DATA TO USE:
☆ ☆ ☆ ☆ ☆
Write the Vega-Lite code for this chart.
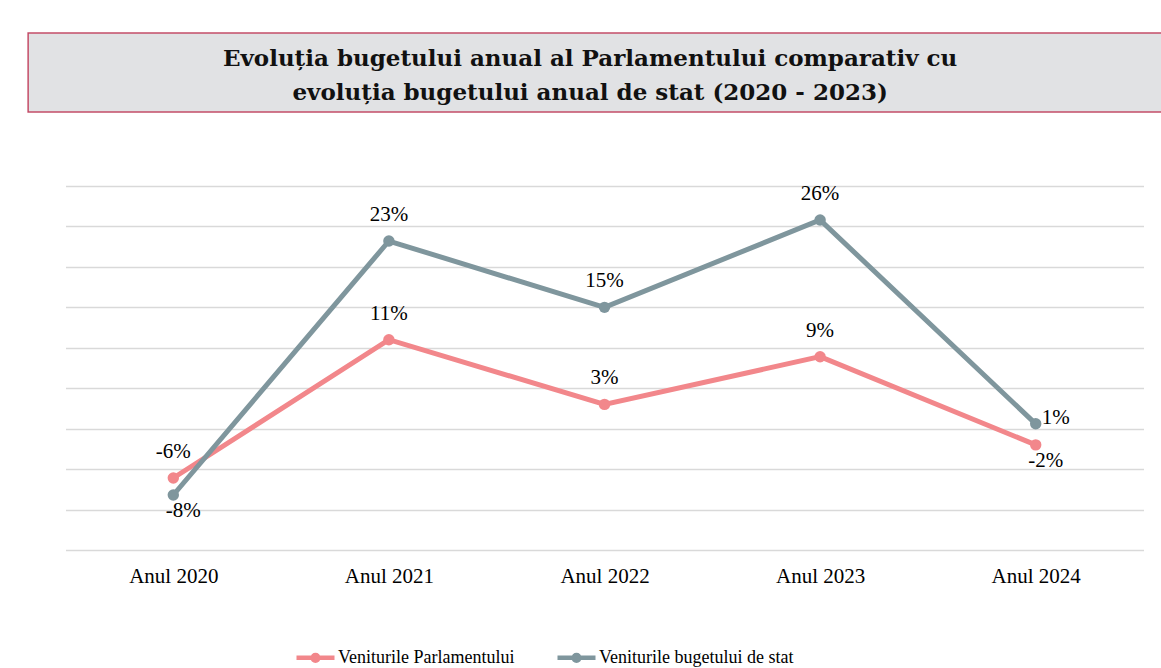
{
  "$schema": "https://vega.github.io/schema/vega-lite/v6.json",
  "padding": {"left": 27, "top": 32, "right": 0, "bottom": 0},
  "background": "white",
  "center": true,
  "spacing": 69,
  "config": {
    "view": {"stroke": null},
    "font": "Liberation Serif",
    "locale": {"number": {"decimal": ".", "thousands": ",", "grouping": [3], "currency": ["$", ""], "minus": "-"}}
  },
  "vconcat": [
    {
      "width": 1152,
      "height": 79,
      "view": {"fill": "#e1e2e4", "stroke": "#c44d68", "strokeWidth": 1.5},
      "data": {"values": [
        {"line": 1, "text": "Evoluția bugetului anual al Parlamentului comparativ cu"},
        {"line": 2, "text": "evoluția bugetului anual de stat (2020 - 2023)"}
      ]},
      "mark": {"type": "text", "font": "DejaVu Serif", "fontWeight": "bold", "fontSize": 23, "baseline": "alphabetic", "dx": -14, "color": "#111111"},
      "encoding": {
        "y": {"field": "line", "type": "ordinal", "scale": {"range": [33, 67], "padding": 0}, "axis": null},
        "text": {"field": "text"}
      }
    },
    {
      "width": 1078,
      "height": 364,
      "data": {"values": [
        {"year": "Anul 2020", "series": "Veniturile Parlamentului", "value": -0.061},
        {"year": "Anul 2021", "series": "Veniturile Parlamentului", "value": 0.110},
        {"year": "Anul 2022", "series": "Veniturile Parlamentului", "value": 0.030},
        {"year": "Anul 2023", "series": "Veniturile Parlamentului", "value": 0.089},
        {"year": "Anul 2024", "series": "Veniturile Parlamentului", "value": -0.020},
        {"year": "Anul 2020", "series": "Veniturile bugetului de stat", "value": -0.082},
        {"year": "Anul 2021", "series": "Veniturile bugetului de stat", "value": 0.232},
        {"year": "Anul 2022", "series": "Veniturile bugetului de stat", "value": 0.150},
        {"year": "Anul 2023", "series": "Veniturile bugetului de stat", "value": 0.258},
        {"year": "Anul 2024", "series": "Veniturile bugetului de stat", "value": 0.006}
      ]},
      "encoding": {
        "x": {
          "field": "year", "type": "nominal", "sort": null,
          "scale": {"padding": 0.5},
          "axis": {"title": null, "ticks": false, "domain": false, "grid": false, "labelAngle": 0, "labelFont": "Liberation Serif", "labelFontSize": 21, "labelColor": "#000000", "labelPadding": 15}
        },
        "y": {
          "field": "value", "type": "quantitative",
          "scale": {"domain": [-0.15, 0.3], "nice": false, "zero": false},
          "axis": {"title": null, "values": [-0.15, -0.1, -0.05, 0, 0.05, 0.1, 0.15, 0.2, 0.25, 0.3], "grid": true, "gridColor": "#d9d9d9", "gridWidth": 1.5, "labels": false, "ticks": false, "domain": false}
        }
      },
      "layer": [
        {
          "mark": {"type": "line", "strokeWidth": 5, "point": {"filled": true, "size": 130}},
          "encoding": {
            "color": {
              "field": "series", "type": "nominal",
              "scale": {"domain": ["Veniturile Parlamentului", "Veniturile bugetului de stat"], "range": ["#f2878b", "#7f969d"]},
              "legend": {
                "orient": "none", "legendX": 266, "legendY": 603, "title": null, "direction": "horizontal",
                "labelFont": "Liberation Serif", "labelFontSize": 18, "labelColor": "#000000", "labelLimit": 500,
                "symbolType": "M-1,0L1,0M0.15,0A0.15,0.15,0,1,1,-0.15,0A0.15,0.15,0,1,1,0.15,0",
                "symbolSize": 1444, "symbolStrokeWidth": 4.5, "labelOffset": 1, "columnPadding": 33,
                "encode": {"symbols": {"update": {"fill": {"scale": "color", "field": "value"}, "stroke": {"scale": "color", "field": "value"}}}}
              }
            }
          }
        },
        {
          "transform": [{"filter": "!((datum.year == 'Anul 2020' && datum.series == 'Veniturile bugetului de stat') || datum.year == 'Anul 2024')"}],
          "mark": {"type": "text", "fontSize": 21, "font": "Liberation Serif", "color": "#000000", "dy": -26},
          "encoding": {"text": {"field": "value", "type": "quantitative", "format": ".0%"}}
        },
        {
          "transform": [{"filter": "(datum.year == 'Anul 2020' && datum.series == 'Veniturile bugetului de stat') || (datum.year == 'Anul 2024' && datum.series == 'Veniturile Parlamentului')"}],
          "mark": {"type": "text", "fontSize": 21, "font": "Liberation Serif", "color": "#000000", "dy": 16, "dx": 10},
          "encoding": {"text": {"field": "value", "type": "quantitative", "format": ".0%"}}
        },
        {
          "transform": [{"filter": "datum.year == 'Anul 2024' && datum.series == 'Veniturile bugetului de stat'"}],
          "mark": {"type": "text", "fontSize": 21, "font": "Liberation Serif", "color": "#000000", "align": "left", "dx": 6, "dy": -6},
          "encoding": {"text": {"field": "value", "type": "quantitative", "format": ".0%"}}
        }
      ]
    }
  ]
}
☆ ☆ ☆ ☆ ☆
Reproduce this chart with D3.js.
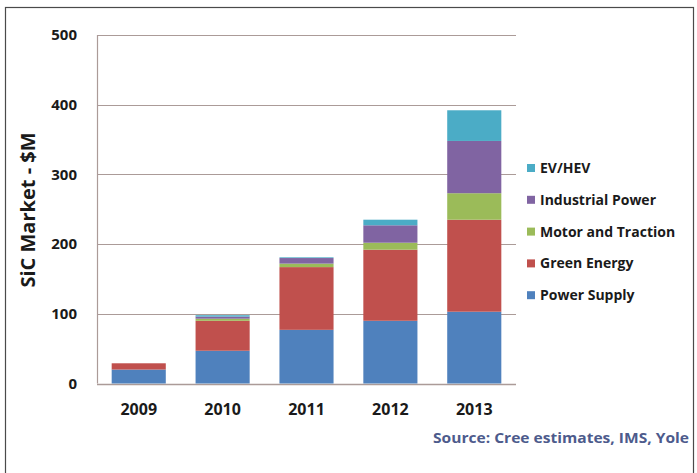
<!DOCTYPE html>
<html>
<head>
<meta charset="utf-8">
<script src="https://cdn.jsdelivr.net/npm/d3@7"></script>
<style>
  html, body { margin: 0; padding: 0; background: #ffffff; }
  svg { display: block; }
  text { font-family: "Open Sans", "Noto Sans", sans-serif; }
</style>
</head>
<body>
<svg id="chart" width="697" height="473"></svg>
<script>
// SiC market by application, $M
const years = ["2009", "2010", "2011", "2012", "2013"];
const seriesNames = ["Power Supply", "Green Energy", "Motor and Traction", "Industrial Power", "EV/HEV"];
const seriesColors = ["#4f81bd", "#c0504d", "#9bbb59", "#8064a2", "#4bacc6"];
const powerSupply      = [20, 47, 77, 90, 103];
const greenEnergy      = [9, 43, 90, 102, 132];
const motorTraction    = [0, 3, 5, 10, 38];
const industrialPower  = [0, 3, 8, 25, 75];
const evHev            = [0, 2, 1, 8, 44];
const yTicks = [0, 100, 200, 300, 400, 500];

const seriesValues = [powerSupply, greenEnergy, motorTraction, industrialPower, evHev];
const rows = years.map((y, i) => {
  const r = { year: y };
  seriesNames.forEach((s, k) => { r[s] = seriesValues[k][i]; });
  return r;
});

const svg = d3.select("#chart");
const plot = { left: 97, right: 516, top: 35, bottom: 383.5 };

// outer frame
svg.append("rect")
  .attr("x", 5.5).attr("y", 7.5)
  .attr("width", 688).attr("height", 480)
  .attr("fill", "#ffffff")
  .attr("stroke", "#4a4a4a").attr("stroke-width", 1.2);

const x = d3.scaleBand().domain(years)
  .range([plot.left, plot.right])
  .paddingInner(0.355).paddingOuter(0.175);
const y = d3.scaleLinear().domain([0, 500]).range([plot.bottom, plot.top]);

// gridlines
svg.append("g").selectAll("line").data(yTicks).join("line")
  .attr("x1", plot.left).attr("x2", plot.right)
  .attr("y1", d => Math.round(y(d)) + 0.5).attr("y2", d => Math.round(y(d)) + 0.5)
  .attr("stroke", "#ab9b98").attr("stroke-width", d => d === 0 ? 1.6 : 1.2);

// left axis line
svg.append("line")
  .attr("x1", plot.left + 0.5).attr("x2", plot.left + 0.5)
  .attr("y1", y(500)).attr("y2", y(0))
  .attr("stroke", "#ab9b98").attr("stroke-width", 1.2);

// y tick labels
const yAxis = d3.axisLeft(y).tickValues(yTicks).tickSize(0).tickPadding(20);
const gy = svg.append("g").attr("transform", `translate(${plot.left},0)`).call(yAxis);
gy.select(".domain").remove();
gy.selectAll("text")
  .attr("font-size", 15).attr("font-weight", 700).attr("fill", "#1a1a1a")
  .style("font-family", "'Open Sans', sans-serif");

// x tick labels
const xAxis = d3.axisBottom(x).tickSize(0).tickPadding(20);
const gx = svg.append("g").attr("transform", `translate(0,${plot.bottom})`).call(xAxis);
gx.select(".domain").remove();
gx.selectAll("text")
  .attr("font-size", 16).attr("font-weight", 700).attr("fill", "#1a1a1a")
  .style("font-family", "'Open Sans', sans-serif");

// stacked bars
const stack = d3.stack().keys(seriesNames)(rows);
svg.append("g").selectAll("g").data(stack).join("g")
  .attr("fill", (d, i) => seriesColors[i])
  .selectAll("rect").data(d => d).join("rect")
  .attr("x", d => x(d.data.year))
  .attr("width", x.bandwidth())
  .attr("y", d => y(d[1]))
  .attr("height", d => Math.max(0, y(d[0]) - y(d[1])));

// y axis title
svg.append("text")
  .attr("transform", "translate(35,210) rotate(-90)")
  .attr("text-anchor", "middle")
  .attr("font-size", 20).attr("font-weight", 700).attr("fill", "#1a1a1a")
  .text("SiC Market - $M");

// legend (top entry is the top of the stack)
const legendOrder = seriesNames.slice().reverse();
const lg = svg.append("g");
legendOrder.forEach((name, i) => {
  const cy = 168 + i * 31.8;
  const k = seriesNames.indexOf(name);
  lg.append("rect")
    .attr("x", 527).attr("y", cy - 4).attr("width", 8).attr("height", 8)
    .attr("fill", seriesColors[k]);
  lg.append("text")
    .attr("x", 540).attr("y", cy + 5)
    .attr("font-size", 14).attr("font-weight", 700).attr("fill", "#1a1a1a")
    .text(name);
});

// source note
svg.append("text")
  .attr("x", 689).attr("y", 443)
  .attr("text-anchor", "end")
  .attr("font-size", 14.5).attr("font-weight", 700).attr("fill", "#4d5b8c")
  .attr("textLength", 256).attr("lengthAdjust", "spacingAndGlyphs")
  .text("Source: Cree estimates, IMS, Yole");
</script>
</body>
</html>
☆ ☆ ☆ ☆ ☆
Could you quote, word for word, only the lines from the one containing "Reproduce this chart with D3.js." through the one containing "35, bottom: 383.5", both included, and leave out any pictures?

COMPLETE ANSWER:
Reproduce this chart with D3.js.
<!DOCTYPE html>
<html>
<head>
<meta charset="utf-8">
<script src="https://cdn.jsdelivr.net/npm/d3@7"></script>
<style>
  html, body { margin: 0; padding: 0; background: #ffffff; }
  svg { display: block; }
  text { font-family: "Open Sans", "Noto Sans", sans-serif; }
</style>
</head>
<body>
<svg id="chart" width="697" height="473"></svg>
<script>
// SiC market by application, $M
const years = ["2009", "2010", "2011", "2012", "2013"];
const seriesNames = ["Power Supply", "Green Energy", "Motor and Traction", "Industrial Power", "EV/HEV"];
const seriesColors = ["#4f81bd", "#c0504d", "#9bbb59", "#8064a2", "#4bacc6"];
const powerSupply      = [20, 47, 77, 90, 103];
const greenEnergy      = [9, 43, 90, 102, 132];
const motorTraction    = [0, 3, 5, 10, 38];
const industrialPower  = [0, 3, 8, 25, 75];
const evHev            = [0, 2, 1, 8, 44];
const yTicks = [0, 100, 200, 300, 400, 500];

const seriesValues = [powerSupply, greenEnergy, motorTraction, industrialPower, evHev];
const rows = years.map((y, i) => {
  const r = { year: y };
  seriesNames.forEach((s, k) => { r[s] = seriesValues[k][i]; });
  return r;
});

const svg = d3.select("#chart");
const plot = { left: 97, right: 516, top: 35, bottom: 383.5 };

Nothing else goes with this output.